#### AIM OF THE EXERCISE
Pick out each line containing the string "with".

---------- WORKING DATA ----------

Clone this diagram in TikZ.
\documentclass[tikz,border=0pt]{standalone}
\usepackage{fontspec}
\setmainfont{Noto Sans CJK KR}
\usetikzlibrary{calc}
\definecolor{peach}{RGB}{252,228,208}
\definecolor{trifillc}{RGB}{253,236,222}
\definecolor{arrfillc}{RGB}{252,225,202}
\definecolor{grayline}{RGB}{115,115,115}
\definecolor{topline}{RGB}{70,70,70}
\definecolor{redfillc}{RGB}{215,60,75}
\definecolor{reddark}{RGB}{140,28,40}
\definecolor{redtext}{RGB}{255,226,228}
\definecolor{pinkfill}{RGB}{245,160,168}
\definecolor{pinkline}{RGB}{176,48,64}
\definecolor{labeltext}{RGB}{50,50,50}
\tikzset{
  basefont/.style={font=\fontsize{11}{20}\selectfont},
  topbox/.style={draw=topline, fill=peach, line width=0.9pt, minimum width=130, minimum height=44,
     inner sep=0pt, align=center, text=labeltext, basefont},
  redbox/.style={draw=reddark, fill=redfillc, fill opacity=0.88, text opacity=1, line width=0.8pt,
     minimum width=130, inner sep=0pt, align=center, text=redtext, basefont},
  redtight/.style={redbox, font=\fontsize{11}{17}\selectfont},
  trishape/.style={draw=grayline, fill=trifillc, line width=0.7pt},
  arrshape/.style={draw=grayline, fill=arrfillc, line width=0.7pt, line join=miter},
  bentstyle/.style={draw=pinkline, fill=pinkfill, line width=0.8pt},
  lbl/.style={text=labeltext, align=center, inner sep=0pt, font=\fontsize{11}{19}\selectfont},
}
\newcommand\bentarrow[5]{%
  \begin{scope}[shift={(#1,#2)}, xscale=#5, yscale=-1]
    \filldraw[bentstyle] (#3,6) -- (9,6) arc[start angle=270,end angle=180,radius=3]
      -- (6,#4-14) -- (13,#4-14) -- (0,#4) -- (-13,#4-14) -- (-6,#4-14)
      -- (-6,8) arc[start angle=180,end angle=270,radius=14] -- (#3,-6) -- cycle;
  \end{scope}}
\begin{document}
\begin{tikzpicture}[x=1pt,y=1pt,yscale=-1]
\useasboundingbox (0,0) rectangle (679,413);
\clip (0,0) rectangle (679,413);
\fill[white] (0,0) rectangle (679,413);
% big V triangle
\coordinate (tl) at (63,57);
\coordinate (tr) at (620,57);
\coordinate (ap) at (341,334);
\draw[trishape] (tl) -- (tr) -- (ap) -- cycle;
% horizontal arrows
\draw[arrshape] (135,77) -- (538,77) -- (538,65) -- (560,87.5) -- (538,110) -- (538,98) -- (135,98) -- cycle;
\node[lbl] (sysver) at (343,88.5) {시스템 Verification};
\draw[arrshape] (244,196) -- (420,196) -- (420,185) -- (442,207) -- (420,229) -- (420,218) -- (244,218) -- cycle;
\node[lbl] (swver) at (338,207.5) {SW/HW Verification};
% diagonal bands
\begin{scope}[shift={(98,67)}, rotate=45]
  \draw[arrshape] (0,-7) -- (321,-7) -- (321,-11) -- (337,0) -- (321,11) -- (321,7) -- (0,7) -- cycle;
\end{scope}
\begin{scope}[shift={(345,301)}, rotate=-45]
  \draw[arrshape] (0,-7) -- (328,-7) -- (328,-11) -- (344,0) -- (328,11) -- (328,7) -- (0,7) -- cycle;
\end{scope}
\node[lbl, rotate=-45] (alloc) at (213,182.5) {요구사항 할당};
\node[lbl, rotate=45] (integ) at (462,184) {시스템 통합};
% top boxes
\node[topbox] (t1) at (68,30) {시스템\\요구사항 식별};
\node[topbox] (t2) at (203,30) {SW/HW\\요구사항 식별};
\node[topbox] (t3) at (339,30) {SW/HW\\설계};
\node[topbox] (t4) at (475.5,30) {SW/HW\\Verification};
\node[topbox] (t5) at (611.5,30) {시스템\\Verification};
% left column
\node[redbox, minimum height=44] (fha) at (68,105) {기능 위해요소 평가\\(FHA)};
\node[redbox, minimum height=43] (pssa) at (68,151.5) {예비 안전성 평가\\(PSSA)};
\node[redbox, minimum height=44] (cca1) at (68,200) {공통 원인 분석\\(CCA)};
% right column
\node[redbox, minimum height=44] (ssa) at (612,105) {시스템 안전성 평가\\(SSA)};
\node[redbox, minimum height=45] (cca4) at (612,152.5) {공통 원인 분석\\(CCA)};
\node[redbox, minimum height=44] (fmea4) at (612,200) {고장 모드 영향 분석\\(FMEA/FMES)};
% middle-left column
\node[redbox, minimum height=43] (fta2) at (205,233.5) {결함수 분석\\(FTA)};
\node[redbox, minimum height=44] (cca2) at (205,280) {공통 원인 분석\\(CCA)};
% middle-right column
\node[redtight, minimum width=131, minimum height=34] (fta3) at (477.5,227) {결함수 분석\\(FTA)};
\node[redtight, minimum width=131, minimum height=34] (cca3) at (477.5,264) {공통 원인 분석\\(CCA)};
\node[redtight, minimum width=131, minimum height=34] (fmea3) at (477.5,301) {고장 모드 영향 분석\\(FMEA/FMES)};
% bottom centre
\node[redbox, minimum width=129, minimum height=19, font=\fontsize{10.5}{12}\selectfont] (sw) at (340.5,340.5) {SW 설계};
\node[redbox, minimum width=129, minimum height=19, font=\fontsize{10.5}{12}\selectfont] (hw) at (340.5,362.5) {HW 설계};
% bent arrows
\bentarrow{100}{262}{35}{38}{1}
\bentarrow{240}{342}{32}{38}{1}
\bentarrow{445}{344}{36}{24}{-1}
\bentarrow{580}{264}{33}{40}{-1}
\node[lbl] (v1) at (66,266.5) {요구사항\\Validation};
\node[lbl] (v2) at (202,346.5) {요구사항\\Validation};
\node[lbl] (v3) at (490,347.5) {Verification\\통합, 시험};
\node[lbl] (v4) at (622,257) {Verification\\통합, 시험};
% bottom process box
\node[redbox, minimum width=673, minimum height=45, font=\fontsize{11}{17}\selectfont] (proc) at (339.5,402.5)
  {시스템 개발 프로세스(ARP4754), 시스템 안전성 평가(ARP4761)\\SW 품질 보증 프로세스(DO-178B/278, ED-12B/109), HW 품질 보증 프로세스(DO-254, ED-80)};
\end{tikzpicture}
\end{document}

----------
---------- WORKING DATA ----------

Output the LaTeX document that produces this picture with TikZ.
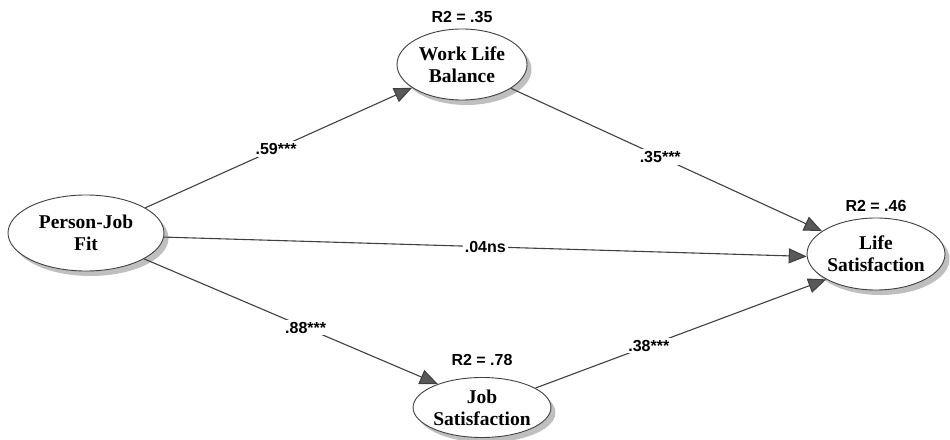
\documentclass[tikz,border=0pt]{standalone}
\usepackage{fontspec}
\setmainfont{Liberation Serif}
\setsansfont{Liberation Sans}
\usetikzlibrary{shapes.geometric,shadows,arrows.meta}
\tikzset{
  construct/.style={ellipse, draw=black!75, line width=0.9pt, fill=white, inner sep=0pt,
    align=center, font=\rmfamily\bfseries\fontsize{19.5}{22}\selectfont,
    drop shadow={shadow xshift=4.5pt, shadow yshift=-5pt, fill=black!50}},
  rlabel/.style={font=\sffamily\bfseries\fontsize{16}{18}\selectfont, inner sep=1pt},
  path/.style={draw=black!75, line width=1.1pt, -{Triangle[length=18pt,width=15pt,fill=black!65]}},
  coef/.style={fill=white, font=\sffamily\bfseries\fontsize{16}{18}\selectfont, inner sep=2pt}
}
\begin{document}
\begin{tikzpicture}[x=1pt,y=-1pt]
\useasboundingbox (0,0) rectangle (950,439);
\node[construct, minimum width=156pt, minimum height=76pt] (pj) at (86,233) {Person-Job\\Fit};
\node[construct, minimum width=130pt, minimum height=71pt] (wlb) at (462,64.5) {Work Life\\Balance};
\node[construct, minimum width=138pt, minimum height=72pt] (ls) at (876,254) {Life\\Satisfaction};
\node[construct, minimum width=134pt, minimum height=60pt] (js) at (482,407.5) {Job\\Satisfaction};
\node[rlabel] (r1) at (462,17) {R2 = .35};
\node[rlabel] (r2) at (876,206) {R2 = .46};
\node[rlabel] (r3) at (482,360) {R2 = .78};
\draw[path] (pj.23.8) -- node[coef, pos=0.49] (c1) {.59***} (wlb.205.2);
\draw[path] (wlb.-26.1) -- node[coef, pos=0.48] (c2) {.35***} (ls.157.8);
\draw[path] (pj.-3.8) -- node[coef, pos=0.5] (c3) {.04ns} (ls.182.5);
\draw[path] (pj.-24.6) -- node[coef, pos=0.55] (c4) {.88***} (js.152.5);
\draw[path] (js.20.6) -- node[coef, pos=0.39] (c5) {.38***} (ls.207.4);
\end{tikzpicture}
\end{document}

----------
---------- WORKING DATA ----------

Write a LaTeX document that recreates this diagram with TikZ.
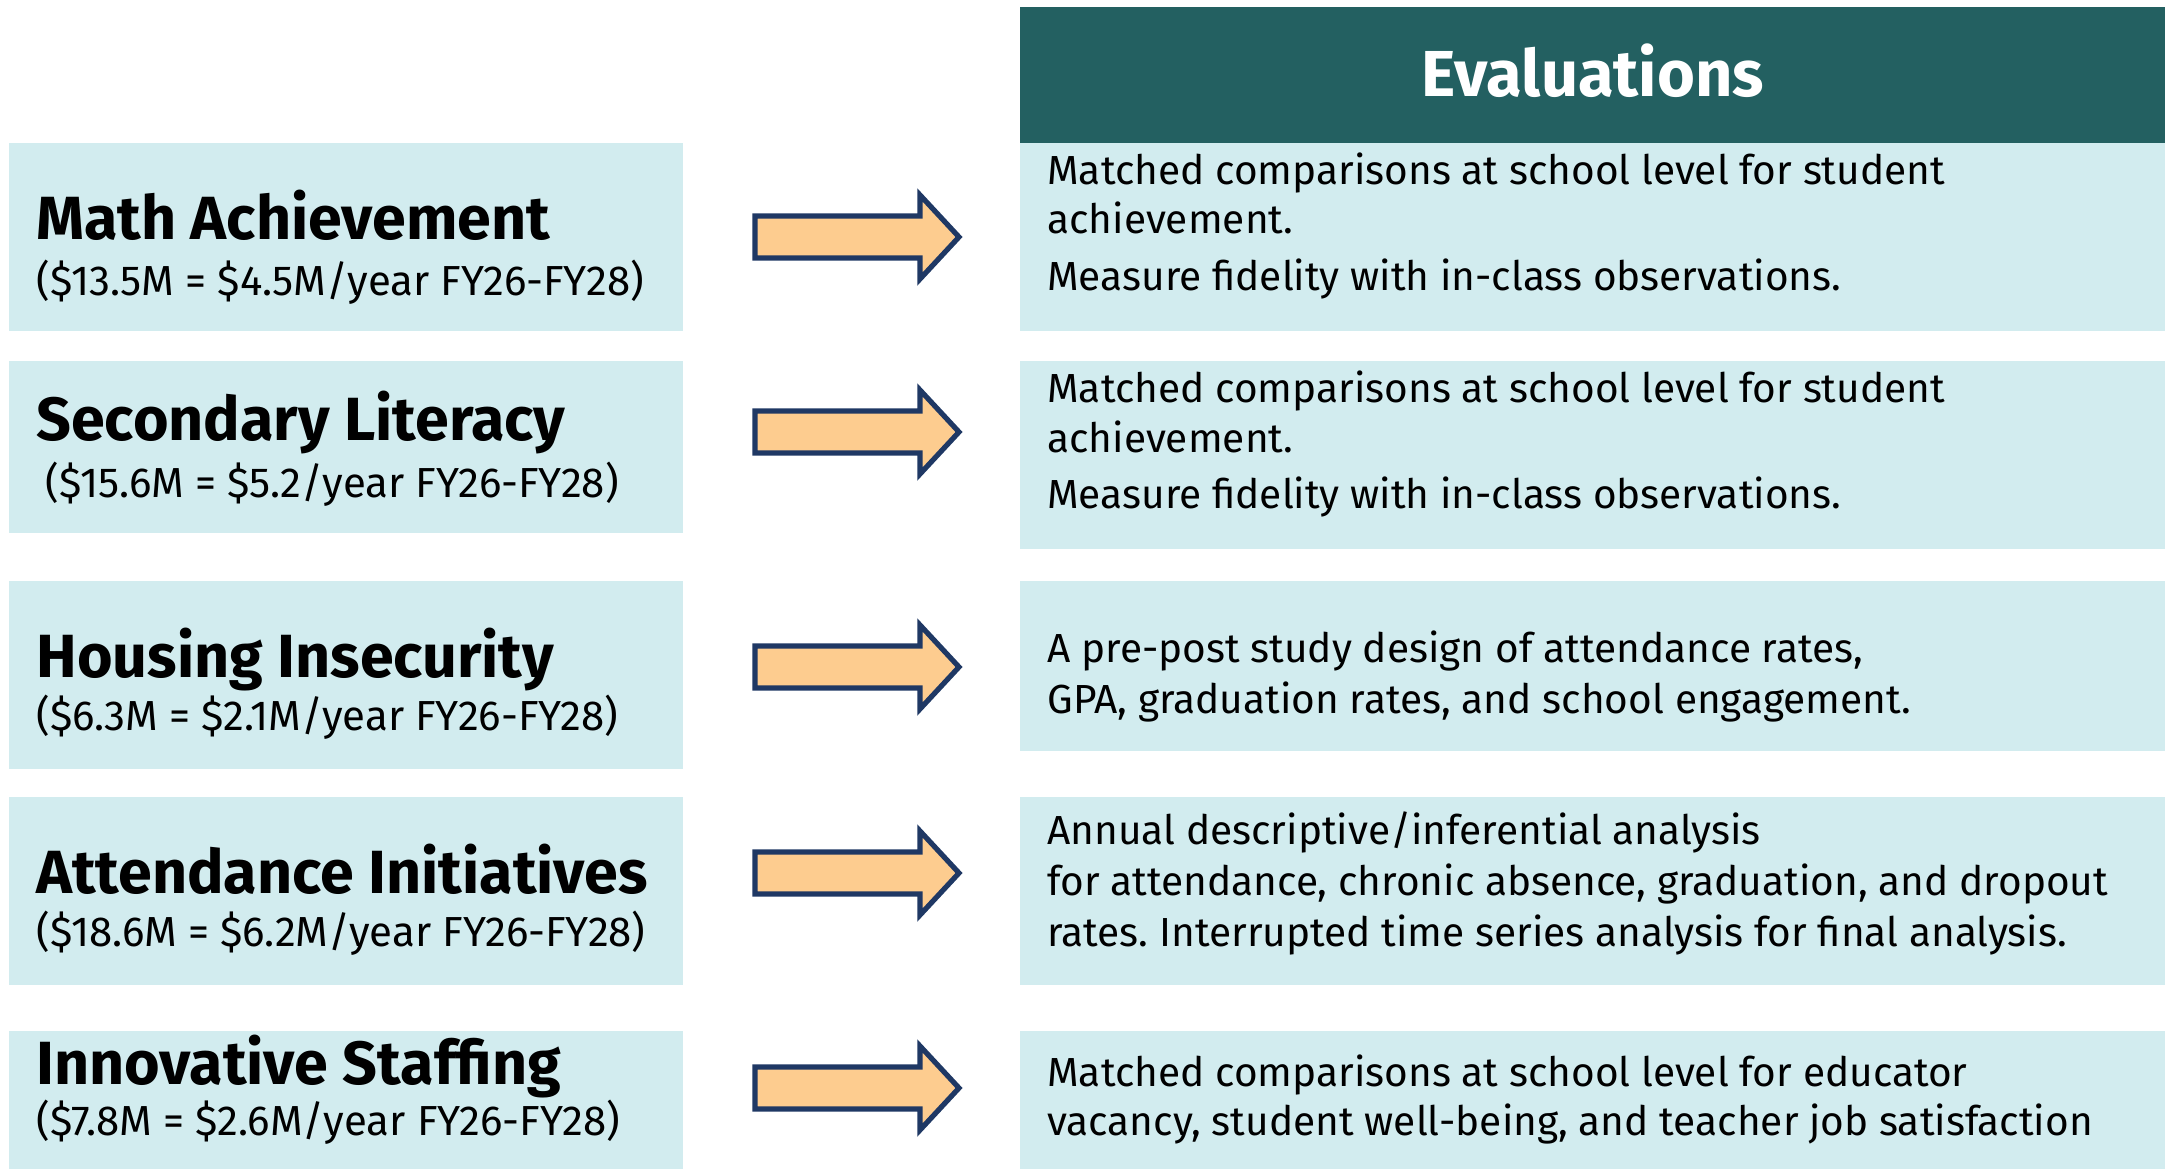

----------

#### ANSWER FOR THIS EXERCISE
Output the LaTeX document that produces this picture with TikZ.
Write a LaTeX document that recreates this diagram with TikZ.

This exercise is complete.